** START **
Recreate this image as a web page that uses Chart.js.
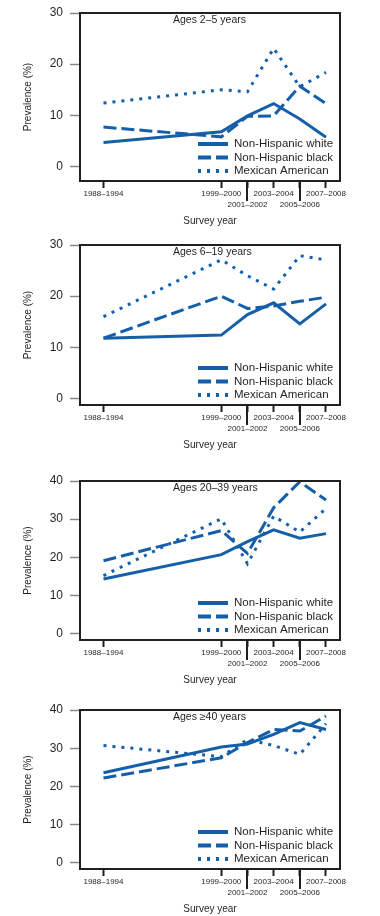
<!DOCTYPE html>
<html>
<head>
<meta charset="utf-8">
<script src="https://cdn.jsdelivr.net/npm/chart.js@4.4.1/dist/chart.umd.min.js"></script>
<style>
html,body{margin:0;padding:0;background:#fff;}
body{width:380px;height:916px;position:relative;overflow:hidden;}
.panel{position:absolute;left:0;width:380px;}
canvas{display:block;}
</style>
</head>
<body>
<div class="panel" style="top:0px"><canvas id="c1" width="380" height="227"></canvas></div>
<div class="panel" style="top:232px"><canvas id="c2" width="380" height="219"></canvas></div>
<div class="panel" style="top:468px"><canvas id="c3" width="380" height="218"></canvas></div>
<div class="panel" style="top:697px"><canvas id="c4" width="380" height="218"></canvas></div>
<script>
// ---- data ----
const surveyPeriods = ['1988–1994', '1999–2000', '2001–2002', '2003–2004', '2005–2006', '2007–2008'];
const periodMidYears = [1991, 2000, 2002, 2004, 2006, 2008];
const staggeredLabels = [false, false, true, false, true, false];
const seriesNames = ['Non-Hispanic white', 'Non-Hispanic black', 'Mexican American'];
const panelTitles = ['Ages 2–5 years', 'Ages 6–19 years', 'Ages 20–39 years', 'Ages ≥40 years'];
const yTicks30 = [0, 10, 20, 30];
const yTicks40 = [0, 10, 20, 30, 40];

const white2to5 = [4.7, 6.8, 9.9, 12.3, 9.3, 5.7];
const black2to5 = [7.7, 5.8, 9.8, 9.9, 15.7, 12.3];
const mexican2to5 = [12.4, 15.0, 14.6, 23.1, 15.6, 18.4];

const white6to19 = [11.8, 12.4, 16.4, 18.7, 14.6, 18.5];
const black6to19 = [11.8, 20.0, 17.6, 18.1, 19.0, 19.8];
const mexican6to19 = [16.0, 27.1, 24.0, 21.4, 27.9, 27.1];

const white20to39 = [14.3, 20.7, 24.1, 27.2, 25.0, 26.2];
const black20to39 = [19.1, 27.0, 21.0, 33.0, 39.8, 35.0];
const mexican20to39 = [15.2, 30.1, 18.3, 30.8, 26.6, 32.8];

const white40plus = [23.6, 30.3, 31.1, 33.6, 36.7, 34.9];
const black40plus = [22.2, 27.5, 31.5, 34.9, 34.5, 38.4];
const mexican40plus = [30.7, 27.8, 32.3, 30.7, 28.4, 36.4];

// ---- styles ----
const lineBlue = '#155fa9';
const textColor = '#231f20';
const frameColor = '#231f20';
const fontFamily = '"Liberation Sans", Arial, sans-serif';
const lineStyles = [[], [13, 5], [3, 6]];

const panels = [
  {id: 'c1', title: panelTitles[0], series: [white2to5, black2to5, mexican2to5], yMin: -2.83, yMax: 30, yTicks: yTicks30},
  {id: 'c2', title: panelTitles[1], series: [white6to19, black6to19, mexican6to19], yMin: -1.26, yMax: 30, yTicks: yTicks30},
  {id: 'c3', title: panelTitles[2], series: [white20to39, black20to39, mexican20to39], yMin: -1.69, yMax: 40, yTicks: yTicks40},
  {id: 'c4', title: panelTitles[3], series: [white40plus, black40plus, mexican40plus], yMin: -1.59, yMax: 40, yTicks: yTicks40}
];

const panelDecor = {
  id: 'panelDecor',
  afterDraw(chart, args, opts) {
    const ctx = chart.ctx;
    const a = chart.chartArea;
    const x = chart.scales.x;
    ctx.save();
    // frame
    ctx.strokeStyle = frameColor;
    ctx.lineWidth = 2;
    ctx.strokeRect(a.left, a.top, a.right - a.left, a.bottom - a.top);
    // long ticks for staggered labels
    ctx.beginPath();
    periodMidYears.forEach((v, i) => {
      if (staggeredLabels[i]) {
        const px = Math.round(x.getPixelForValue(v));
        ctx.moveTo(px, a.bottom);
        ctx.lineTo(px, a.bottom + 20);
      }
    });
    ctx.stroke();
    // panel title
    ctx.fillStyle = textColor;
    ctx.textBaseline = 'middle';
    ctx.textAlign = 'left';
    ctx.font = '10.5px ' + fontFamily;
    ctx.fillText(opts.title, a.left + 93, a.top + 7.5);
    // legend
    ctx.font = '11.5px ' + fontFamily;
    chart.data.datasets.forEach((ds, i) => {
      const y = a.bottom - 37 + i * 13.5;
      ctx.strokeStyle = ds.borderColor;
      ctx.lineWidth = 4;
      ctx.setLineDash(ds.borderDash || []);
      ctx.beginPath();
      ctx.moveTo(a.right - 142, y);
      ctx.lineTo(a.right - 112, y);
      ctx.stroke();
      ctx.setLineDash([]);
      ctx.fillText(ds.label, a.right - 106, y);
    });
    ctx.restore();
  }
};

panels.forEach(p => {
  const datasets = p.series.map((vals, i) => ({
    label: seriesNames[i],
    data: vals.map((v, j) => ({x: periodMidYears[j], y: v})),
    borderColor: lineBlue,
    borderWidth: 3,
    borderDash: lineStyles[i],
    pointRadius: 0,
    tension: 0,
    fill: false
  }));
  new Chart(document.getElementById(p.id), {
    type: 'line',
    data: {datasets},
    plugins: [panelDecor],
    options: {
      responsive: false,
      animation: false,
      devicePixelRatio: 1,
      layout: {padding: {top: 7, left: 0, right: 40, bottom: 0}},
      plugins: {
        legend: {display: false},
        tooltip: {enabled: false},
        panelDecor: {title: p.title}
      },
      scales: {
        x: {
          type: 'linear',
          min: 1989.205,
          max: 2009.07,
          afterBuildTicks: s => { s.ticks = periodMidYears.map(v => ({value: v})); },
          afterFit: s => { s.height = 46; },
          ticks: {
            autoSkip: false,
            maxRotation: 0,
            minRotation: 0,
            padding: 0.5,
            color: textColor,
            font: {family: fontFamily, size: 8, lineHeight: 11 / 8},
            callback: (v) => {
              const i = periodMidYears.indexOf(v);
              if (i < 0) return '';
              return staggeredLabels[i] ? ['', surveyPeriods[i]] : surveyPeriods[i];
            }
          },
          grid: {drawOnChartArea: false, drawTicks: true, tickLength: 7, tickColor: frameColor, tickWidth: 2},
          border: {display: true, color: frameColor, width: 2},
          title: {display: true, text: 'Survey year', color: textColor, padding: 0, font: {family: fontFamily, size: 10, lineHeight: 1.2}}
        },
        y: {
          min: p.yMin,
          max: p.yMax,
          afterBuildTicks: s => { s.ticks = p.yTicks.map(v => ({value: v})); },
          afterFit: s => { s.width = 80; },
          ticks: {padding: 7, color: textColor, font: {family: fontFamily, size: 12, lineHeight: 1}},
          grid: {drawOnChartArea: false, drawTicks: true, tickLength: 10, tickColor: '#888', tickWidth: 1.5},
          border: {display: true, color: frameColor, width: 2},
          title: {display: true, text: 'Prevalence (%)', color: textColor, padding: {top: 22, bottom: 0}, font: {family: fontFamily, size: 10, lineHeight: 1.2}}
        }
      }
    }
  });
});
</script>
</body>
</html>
** END **
## YOUR GOAL
Reproduce each line exactly, please, except for any pictures.

## EXPECTED ANSWER
Recreate this image as a web page that uses Chart.js.
<!DOCTYPE html>
<html>
<head>
<meta charset="utf-8">
<script src="https://cdn.jsdelivr.net/npm/chart.js@4.4.1/dist/chart.umd.min.js"></script>
<style>
html,body{margin:0;padding:0;background:#fff;}
body{width:380px;height:916px;position:relative;overflow:hidden;}
.panel{position:absolute;left:0;width:380px;}
canvas{display:block;}
</style>
</head>
<body>
<div class="panel" style="top:0px"><canvas id="c1" width="380" height="227"></canvas></div>
<div class="panel" style="top:232px"><canvas id="c2" width="380" height="219"></canvas></div>
<div class="panel" style="top:468px"><canvas id="c3" width="380" height="218"></canvas></div>
<div class="panel" style="top:697px"><canvas id="c4" width="380" height="218"></canvas></div>
<script>
// ---- data ----
const surveyPeriods = ['1988–1994', '1999–2000', '2001–2002', '2003–2004', '2005–2006', '2007–2008'];
const periodMidYears = [1991, 2000, 2002, 2004, 2006, 2008];
const staggeredLabels = [false, false, true, false, true, false];
const seriesNames = ['Non-Hispanic white', 'Non-Hispanic black', 'Mexican American'];
const panelTitles = ['Ages 2–5 years', 'Ages 6–19 years', 'Ages 20–39 years', 'Ages ≥40 years'];
const yTicks30 = [0, 10, 20, 30];
const yTicks40 = [0, 10, 20, 30, 40];

const white2to5 = [4.7, 6.8, 9.9, 12.3, 9.3, 5.7];
const black2to5 = [7.7, 5.8, 9.8, 9.9, 15.7, 12.3];
const mexican2to5 = [12.4, 15.0, 14.6, 23.1, 15.6, 18.4];

const white6to19 = [11.8, 12.4, 16.4, 18.7, 14.6, 18.5];
const black6to19 = [11.8, 20.0, 17.6, 18.1, 19.0, 19.8];
const mexican6to19 = [16.0, 27.1, 24.0, 21.4, 27.9, 27.1];

const white20to39 = [14.3, 20.7, 24.1, 27.2, 25.0, 26.2];
const black20to39 = [19.1, 27.0, 21.0, 33.0, 39.8, 35.0];
const mexican20to39 = [15.2, 30.1, 18.3, 30.8, 26.6, 32.8];

const white40plus = [23.6, 30.3, 31.1, 33.6, 36.7, 34.9];
const black40plus = [22.2, 27.5, 31.5, 34.9, 34.5, 38.4];
const mexican40plus = [30.7, 27.8, 32.3, 30.7, 28.4, 36.4];

// ---- styles ----
const lineBlue = '#155fa9';
const textColor = '#231f20';
const frameColor = '#231f20';
const fontFamily = '"Liberation Sans", Arial, sans-serif';
const lineStyles = [[], [13, 5], [3, 6]];

const panels = [
  {id: 'c1', title: panelTitles[0], series: [white2to5, black2to5, mexican2to5], yMin: -2.83, yMax: 30, yTicks: yTicks30},
  {id: 'c2', title: panelTitles[1], series: [white6to19, black6to19, mexican6to19], yMin: -1.26, yMax: 30, yTicks: yTicks30},
  {id: 'c3', title: panelTitles[2], series: [white20to39, black20to39, mexican20to39], yMin: -1.69, yMax: 40, yTicks: yTicks40},
  {id: 'c4', title: panelTitles[3], series: [white40plus, black40plus, mexican40plus], yMin: -1.59, yMax: 40, yTicks: yTicks40}
];

const panelDecor = {
  id: 'panelDecor',
  afterDraw(chart, args, opts) {
    const ctx = chart.ctx;
    const a = chart.chartArea;
    const x = chart.scales.x;
    ctx.save();
    // frame
    ctx.strokeStyle = frameColor;
    ctx.lineWidth = 2;
    ctx.strokeRect(a.left, a.top, a.right - a.left, a.bottom - a.top);
    // long ticks for staggered labels
    ctx.beginPath();
    periodMidYears.forEach((v, i) => {
      if (staggeredLabels[i]) {
        const px = Math.round(x.getPixelForValue(v));
        ctx.moveTo(px, a.bottom);
        ctx.lineTo(px, a.bottom + 20);
      }
    });
    ctx.stroke();
    // panel title
    ctx.fillStyle = textColor;
    ctx.textBaseline = 'middle';
    ctx.textAlign = 'left';
    ctx.font = '10.5px ' + fontFamily;
    ctx.fillText(opts.title, a.left + 93, a.top + 7.5);
    // legend
    ctx.font = '11.5px ' + fontFamily;
    chart.data.datasets.forEach((ds, i) => {
      const y = a.bottom - 37 + i * 13.5;
      ctx.strokeStyle = ds.borderColor;
      ctx.lineWidth = 4;
      ctx.setLineDash(ds.borderDash || []);
      ctx.beginPath();
      ctx.moveTo(a.right - 142, y);
      ctx.lineTo(a.right - 112, y);
      ctx.stroke();
      ctx.setLineDash([]);
      ctx.fillText(ds.label, a.right - 106, y);
    });
    ctx.restore();
  }
};

panels.forEach(p => {
  const datasets = p.series.map((vals, i) => ({
    label: seriesNames[i],
    data: vals.map((v, j) => ({x: periodMidYears[j], y: v})),
    borderColor: lineBlue,
    borderWidth: 3,
    borderDash: lineStyles[i],
    pointRadius: 0,
    tension: 0,
    fill: false
  }));
  new Chart(document.getElementById(p.id), {
    type: 'line',
    data: {datasets},
    plugins: [panelDecor],
    options: {
      responsive: false,
      animation: false,
      devicePixelRatio: 1,
      layout: {padding: {top: 7, left: 0, right: 40, bottom: 0}},
      plugins: {
        legend: {display: false},
        tooltip: {enabled: false},
        panelDecor: {title: p.title}
      },
      scales: {
        x: {
          type: 'linear',
          min: 1989.205,
          max: 2009.07,
          afterBuildTicks: s => { s.ticks = periodMidYears.map(v => ({value: v})); },
          afterFit: s => { s.height = 46; },
          ticks: {
            autoSkip: false,
            maxRotation: 0,
            minRotation: 0,
            padding: 0.5,
            color: textColor,
            font: {family: fontFamily, size: 8, lineHeight: 11 / 8},
            callback: (v) => {
              const i = periodMidYears.indexOf(v);
              if (i < 0) return '';
              return staggeredLabels[i] ? ['', surveyPeriods[i]] : surveyPeriods[i];
            }
          },
          grid: {drawOnChartArea: false, drawTicks: true, tickLength: 7, tickColor: frameColor, tickWidth: 2},
          border: {display: true, color: frameColor, width: 2},
          title: {display: true, text: 'Survey year', color: textColor, padding: 0, font: {family: fontFamily, size: 10, lineHeight: 1.2}}
        },
        y: {
          min: p.yMin,
          max: p.yMax,
          afterBuildTicks: s => { s.ticks = p.yTicks.map(v => ({value: v})); },
          afterFit: s => { s.width = 80; },
          ticks: {padding: 7, color: textColor, font: {family: fontFamily, size: 12, lineHeight: 1}},
          grid: {drawOnChartArea: false, drawTicks: true, tickLength: 10, tickColor: '#888', tickWidth: 1.5},
          border: {display: true, color: frameColor, width: 2},
          title: {display: true, text: 'Prevalence (%)', color: textColor, padding: {top: 22, bottom: 0}, font: {family: fontFamily, size: 10, lineHeight: 1.2}}
        }
      }
    }
  });
});
</script>
</body>
</html>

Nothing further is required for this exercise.